Going onto the field, Revie walked to the left of Trainer Les Cocker, who was wearing a rather shiny blue mohair suit and a scruffy blue tie that he has worn every match day for the last seven years. All of these things were designed to bring the Leeds players luck against Chelsea; luck has been conspicuously absent from the Leeds horoscope for some time now. What it brought them this time was one of the most unlucky 2-2 draws in recent Cup history; they overwhelmed Chelsea on a soggy field at Wembley and should have won this game, in regular time, handily. As it was, they settled for a tie after a 30-minute overtime, and no one will know who gets to own the Football Association Cup in 1970 until some time on the night of April 29, when the same two teams meet in a replay at Old Trafford Stadium in Manchester.

Leeds United this year has been the Green Bay of soccer. It is a tough, solid, unspectacular side that depends on unrelenting pressure and perfect execution for victory, and not long ago the team seemed likely to win the regular league championship of the Football Association, the Football Association Cup (a kind of tournament play which goes along at the same time as league play) and the European Cup, another tournament that includes European champions. This would have been a triple on the order of Bobby Jones' Grand Slam in golf.

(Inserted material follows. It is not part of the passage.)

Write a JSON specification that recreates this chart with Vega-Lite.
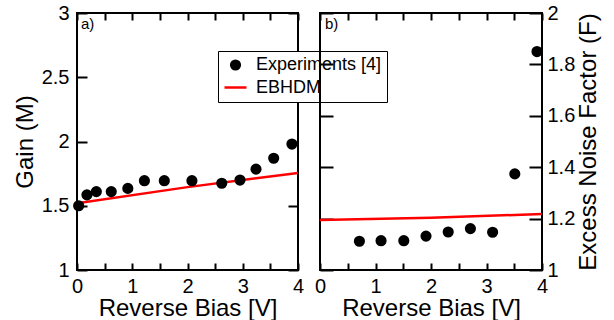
{
  "$schema": "https://vega.github.io/schema/vega-lite/v6.json",
  "padding": {"left": 12, "top": 2, "right": 5, "bottom": 2},
  "background": "white",
  "config": {
    "font": "Liberation Sans",
    "view": {"stroke": "black", "strokeWidth": 2},
    "axis": {
      "domain": false, "ticks": true,
      "tickColor": "black", "tickWidth": 2, "tickOpacity": 1,
      "labelColor": "black", "titleColor": "black",
      "labelFontSize": 20, "titleFontSize": 24, "titleFontWeight": "normal",
      "labelFont": "Liberation Sans", "titleFont": "Liberation Sans",
      "grid": false, "labelOverlap": false, "labelFlush": false, "labelBound": false
    },
    "legend": {
      "title": null, "orient": "none", "legendX": 141, "legendY": 38, "direction": "vertical",
      "strokeColor": "black", "fillColor": "white", "padding": 5,
      "labelFontSize": 18, "labelFont": "Liberation Sans", "labelColor": "black", "labelOffset": 8, "rowPadding": 0,
      "symbolStrokeWidth": 2.5, "symbolOpacity": 1
    }
  },
  "datasets": {
    "d": [
      {"panel": "a", "series": "Experiments [4]", "bias": 0.03, "value": 1.50},
      {"panel": "a", "series": "Experiments [4]", "bias": 0.18, "value": 1.585},
      {"panel": "a", "series": "Experiments [4]", "bias": 0.35, "value": 1.61},
      {"panel": "a", "series": "Experiments [4]", "bias": 0.62, "value": 1.61},
      {"panel": "a", "series": "Experiments [4]", "bias": 0.92, "value": 1.635},
      {"panel": "a", "series": "Experiments [4]", "bias": 1.22, "value": 1.695},
      {"panel": "a", "series": "Experiments [4]", "bias": 1.58, "value": 1.695},
      {"panel": "a", "series": "Experiments [4]", "bias": 2.08, "value": 1.695},
      {"panel": "a", "series": "Experiments [4]", "bias": 2.62, "value": 1.675},
      {"panel": "a", "series": "Experiments [4]", "bias": 2.95, "value": 1.70},
      {"panel": "a", "series": "Experiments [4]", "bias": 3.24, "value": 1.785},
      {"panel": "a", "series": "Experiments [4]", "bias": 3.56, "value": 1.87},
      {"panel": "a", "series": "Experiments [4]", "bias": 3.89, "value": 1.98},
      {"panel": "a", "series": "EBHDM", "bias": 0, "value": 1.52},
      {"panel": "a", "series": "EBHDM", "bias": 2, "value": 1.645},
      {"panel": "a", "series": "EBHDM", "bias": 4, "value": 1.755},
      {"panel": "b", "series": "Experiments [4]", "bias": 0.71, "value": 1.112},
      {"panel": "b", "series": "Experiments [4]", "bias": 1.10, "value": 1.114},
      {"panel": "b", "series": "Experiments [4]", "bias": 1.51, "value": 1.114},
      {"panel": "b", "series": "Experiments [4]", "bias": 1.91, "value": 1.132},
      {"panel": "b", "series": "Experiments [4]", "bias": 2.31, "value": 1.148},
      {"panel": "b", "series": "Experiments [4]", "bias": 2.71, "value": 1.161},
      {"panel": "b", "series": "Experiments [4]", "bias": 3.11, "value": 1.147},
      {"panel": "b", "series": "Experiments [4]", "bias": 3.51, "value": 1.374},
      {"panel": "b", "series": "Experiments [4]", "bias": 3.91, "value": 1.85},
      {"panel": "b", "series": "EBHDM", "bias": 0, "value": 1.195},
      {"panel": "b", "series": "EBHDM", "bias": 2, "value": 1.203},
      {"panel": "b", "series": "EBHDM", "bias": 4, "value": 1.218}
    ]
  },
  "spacing": 22,
  "bounds": "flush",
  "resolve": {
    "legend": {"color": "independent", "stroke": "independent", "shape": "independent", "size": "independent"},
    "scale": {"color": "independent", "stroke": "independent", "shape": "independent", "size": "independent"}
  },
  "hconcat": [
    {
      "width": 221,
      "height": 257,
      "data": {"name": "d"},
      "transform": [{"filter": "datum.panel === 'a'"}],
      "layer": [
        {
          "transform": [{"filter": "datum.series === 'EBHDM'"}],
          "mark": {"type": "line", "strokeWidth": 2.5, "color": "red", "clip": true},
          "encoding": {
            "x": {"field": "bias", "type": "quantitative", "scale": {"domain": [0, 4], "nice": false, "zero": false},
                  "axis": {"orient": "top", "values": [0, 0.5, 1, 1.5, 2, 2.5, 3, 3.5, 4], "labels": false, "title": null, "offset": -7, "ticks": true, "tickSize": 7, "tickColor": "black", "tickWidth": 2}},
            "y": {"field": "value", "type": "quantitative", "scale": {"domain": [1, 3], "nice": false, "zero": false},
                  "axis": {"orient": "right", "values": [1, 1.5, 2, 2.5, 3], "labels": false, "title": null, "offset": -10, "ticks": true, "tickSize": 10, "tickColor": "black", "tickWidth": 2}}
          }
        },
        {
          "transform": [{"filter": "datum.series === 'Experiments [4]'"}],
          "mark": {"type": "point", "filled": true, "strokeWidth": 2.5, "opacity": 1},
          "encoding": {
            "x": {"field": "bias", "type": "quantitative", "scale": {"domain": [0, 4], "nice": false, "zero": false},
                  "axis": {"orient": "bottom", "values": [0, 0.5, 1, 1.5, 2, 2.5, 3, 3.5, 4], "labelExpr": "datum.value % 1 === 0 ? datum.label : ''", "format": "~g", "title": "Reverse Bias [V]", "offset": -7, "ticks": true, "tickSize": 7, "tickColor": "black", "tickWidth": 2, "labelPadding": 6, "titlePadding": 0}},
            "y": {"field": "value", "type": "quantitative", "scale": {"domain": [1, 3], "nice": false, "zero": false},
                  "axis": {"orient": "left", "values": [1, 1.5, 2, 2.5, 3], "format": "~g", "title": "Gain (M)", "offset": -10, "ticks": true, "tickSize": 10, "tickColor": "black", "tickWidth": 2, "labelPadding": 8, "titlePadding": 4}},
            "color": {"field": "series", "type": "nominal",
              "scale": {"domain": ["Experiments [4]", "EBHDM"], "range": ["black", "red"]},
              "legend": {"title": null}},
            "stroke": {"field": "series", "type": "nominal",
              "scale": {"domain": ["Experiments [4]", "EBHDM"], "range": ["black", "red"]},
              "legend": {"title": null}},
            "shape": {"field": "series", "type": "nominal",
              "scale": {"domain": ["Experiments [4]", "EBHDM"], "range": ["circle", "stroke"]},
              "legend": {"title": null}},
            "size": {"field": "series", "type": "nominal",
              "scale": {"domain": ["Experiments [4]", "EBHDM"], "range": [75, 484]},
              "legend": {"title": null}}
          }
        },
        {
          "data": {"values": [{"label": "a)"}]},
          "mark": {"type": "text", "align": "left", "baseline": "top", "dx": 4, "dy": 4, "fontSize": 15, "font": "Liberation Sans", "color": "black"},
          "encoding": {
            "x": {"datum": 0, "type": "quantitative", "axis": null},
            "y": {"datum": 3, "type": "quantitative", "axis": null},
            "text": {"field": "label"}
          }
        }
      ],
      "resolve": {"axis": {"x": "independent", "y": "independent"}}
    },
    {
      "width": 222,
      "height": 257,
      "data": {"name": "d"},
      "transform": [{"filter": "datum.panel === 'b'"}],
      "layer": [
        {
          "transform": [{"filter": "datum.series === 'EBHDM'"}],
          "mark": {"type": "line", "strokeWidth": 2.5, "color": "red", "clip": true},
          "encoding": {
            "x": {"field": "bias", "type": "quantitative", "scale": {"domain": [0, 4], "nice": false, "zero": false},
                  "axis": {"orient": "top", "values": [0, 0.5, 1, 1.5, 2, 2.5, 3, 3.5, 4], "labels": false, "title": null, "offset": -7, "ticks": true, "tickSize": 7, "tickColor": "black", "tickWidth": 2}},
            "y": {"field": "value", "type": "quantitative", "scale": {"domain": [1, 2], "nice": false, "zero": false},
                  "axis": {"orient": "left", "values": [1, 1.2, 1.4, 1.6, 1.8, 2], "labels": false, "title": null, "offset": -13, "ticks": true, "tickSize": 13, "tickColor": "black", "tickWidth": 2}}
          }
        },
        {
          "transform": [{"filter": "datum.series === 'Experiments [4]'"}],
          "mark": {"type": "point", "filled": true, "size": 75, "strokeWidth": 2.5, "opacity": 1, "fill": "black", "stroke": "black"},
          "encoding": {
            "x": {"field": "bias", "type": "quantitative", "scale": {"domain": [0, 4], "nice": false, "zero": false},
                  "axis": {"orient": "bottom", "values": [0, 0.5, 1, 1.5, 2, 2.5, 3, 3.5, 4], "labelExpr": "datum.value % 1 === 0 ? datum.label : ''", "format": "~g", "title": "Reverse Bias [V]", "offset": -7, "ticks": true, "tickSize": 7, "tickColor": "black", "tickWidth": 2, "labelPadding": 6, "titlePadding": 0}},
            "y": {"field": "value", "type": "quantitative", "scale": {"domain": [1, 2], "nice": false, "zero": false},
                  "axis": {"orient": "right", "values": [1, 1.2, 1.4, 1.6, 1.8, 2], "format": "~g", "title": "Excess Noise Factor (F)", "titleAngle": 270, "titleBaseline": "top", "offset": -13, "ticks": true, "tickSize": 13, "tickColor": "black", "tickWidth": 2, "labelPadding": 5, "titlePadding": 2}}
          }
        },
        {
          "data": {"values": [{"label": "b)"}]},
          "mark": {"type": "text", "align": "left", "baseline": "top", "dx": 5, "dy": 4, "fontSize": 15, "font": "Liberation Sans", "color": "black"},
          "encoding": {
            "x": {"datum": 0, "type": "quantitative", "axis": null},
            "y": {"datum": 2, "type": "quantitative", "axis": null},
            "text": {"field": "label"}
          }
        }
      ],
      "resolve": {"axis": {"x": "independent", "y": "independent"}}
    }
  ]
}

Chelsea, on the other hand, has played the old Mets on the English sports scene until very recently. At one time a restaurant in Chelsea had a sign in the window offering a free dinner to all comers if Chelsea ever won the Cup. The restaurant is now out of business but not because of a plethora of free dinners; in the 65 years the club has been in existence since its creation in a pub off Fulham Road it has never won a Cup.

Chelsea used to be a sure laugh-getter in vaudeville turns. Back in the '30s one Norman Long, a music hall comedian, wrote a ditty called On the Day That Chelsea Went and Won the Cup. One of the stanzas went, "Doctors wrote prescriptions we all could understand/and Gordon Richard wore Carnera's trousers down the Strand/on the day that Chelsea went and won the Cup."

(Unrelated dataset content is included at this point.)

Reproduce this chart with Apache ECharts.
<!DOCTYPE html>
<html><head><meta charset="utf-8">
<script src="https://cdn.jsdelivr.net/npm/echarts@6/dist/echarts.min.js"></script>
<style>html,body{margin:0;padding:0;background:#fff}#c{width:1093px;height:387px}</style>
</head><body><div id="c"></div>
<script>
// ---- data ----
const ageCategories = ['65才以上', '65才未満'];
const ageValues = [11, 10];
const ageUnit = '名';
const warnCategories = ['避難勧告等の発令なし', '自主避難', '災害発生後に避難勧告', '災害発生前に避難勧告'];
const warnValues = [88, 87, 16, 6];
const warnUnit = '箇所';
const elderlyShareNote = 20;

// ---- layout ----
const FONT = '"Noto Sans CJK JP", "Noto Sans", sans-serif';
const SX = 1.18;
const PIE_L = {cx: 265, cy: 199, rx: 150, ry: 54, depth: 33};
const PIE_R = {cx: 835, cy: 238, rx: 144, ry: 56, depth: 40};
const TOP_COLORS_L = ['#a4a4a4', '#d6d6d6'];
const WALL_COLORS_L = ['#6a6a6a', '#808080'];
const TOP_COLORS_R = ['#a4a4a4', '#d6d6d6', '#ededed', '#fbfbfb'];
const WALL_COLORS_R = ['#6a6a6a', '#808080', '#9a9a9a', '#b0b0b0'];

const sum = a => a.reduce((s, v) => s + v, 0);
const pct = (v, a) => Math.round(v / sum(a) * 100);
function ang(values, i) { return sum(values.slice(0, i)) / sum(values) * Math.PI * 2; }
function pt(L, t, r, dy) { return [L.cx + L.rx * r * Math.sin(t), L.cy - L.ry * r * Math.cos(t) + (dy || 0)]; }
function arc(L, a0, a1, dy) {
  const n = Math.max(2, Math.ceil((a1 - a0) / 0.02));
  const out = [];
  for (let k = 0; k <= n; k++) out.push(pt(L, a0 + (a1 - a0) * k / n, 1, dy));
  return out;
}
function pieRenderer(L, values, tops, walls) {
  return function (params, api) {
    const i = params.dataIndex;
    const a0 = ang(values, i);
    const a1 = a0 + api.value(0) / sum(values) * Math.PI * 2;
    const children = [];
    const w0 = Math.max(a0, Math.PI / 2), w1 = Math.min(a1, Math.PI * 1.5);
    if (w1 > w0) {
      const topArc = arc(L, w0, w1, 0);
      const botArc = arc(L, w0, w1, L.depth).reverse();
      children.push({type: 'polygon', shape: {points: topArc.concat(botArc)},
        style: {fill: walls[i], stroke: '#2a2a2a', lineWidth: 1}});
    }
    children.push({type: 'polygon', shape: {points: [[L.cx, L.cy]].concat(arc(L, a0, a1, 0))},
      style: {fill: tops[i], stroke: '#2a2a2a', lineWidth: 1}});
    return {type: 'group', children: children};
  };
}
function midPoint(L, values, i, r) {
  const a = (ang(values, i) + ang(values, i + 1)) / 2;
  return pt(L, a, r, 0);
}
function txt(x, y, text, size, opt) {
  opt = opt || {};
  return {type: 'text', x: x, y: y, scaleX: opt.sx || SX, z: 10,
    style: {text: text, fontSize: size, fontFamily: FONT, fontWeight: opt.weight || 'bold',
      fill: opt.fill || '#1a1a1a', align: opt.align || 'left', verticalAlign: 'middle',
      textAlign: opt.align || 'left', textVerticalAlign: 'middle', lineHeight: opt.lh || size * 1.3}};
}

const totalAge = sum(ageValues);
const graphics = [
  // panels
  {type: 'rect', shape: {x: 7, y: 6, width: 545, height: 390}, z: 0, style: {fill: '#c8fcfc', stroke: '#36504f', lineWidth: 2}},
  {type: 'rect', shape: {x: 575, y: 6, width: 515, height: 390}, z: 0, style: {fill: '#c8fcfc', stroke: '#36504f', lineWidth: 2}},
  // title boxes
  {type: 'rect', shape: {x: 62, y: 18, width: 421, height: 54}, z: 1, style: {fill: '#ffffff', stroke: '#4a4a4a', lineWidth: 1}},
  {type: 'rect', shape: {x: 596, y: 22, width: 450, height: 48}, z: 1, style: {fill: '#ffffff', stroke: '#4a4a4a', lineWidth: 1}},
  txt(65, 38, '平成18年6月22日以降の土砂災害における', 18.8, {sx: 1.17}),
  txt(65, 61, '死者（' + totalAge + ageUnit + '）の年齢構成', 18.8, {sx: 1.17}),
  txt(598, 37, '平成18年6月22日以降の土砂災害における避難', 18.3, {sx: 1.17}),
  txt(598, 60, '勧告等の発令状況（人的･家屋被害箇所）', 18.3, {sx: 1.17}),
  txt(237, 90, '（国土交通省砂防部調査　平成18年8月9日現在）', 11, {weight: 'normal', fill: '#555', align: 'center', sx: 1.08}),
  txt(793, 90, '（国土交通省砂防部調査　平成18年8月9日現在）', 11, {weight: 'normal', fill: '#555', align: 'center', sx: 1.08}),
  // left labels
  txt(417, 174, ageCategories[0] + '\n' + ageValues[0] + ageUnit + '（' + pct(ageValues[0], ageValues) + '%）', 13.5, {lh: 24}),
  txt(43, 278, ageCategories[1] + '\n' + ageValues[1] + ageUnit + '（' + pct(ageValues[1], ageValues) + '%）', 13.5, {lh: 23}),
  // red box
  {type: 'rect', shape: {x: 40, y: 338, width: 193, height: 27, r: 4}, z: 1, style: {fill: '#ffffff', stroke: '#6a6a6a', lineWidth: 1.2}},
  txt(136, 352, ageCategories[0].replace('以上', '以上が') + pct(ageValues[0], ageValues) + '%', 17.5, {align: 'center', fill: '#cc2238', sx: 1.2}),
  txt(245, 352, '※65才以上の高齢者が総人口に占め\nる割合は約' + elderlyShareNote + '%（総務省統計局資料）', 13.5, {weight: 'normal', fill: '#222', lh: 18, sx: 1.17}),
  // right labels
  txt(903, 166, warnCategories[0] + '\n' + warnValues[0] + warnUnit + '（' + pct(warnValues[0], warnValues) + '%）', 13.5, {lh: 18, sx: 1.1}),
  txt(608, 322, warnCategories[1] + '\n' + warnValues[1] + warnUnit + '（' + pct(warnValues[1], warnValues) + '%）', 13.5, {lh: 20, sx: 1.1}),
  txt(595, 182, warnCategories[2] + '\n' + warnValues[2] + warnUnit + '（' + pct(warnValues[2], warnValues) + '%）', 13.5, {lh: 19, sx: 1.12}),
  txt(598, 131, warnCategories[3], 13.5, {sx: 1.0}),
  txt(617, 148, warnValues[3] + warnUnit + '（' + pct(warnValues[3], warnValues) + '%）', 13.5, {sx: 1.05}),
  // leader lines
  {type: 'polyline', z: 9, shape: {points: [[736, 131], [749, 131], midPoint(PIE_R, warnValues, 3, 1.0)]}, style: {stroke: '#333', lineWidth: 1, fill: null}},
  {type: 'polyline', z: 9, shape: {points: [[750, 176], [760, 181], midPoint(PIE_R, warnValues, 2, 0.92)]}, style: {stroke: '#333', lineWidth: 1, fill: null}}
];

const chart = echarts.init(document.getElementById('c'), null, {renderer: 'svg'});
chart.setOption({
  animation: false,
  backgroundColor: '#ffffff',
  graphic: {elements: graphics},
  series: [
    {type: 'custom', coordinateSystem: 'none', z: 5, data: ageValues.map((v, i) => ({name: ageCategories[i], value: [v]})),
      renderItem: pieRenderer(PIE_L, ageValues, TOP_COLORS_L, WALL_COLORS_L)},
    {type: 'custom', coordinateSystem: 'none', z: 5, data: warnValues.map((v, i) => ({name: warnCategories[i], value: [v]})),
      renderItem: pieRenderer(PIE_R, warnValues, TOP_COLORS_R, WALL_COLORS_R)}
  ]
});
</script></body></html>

The coach of the Chelsea team is Dave Sexton, who has no deep and abiding superstitions, as far as anyone knows. It is difficult to know, however, since Sexton is a modest, shy man who answers most questions in two words, looking at the ground. He is also a strong taskmaster; in personality, he is the Vince Lombardi of soccer so far as his players are concerned. Revie, on the other hand, is the George Allen of the game. Not that Allen is as superstitious as Revie, although the coach of the Rams is aware of luck. But Revie provides the same tender loving care for his athletes that Allen does; when he learned that Paul Reaney, one of his better players, had broken a leg in a game against West Ham nine days before the Cup Final he burst into tears. Not because he had lost a fine player; even Lombardi might cry if he lost Sonny Jurgensen before a Redskin game. Revie cried out of sympathy for Reaney, who had been named to the English World Cup team.

Once he took the Leeds players 40 miles out of their way so they could spend five minutes with a young fan who was dying in a hospital. Given a far better offer as manager of the Sunderland team a few years ago, he accepted it at first, then turned it down when he went into the Leeds dressing room to pack his kit and found some junior players crying over his departure.

"I decided to stay," he said. "I promised the parents of these youngsters that I would look after them and I can't go back on that promise." He has looked after them very well.

A few nights before this game, in the Queens Arms, a pub on Fulham Road not far from the Chelsea home field, the conversation, expectably, was about the Chelsea club. An old gaffer in the blue, high-necked uniform of a Royal Hospital pensioner (the equivalent of a disabled veteran) was explaining to his friends what Sexton had done for this club. Chelsea has, for several years, had individual talent, but only in the last few has it been cohesive. The little old man held up a trembling hand, fingers spread, and peered at his listeners through rheumy blue eyes.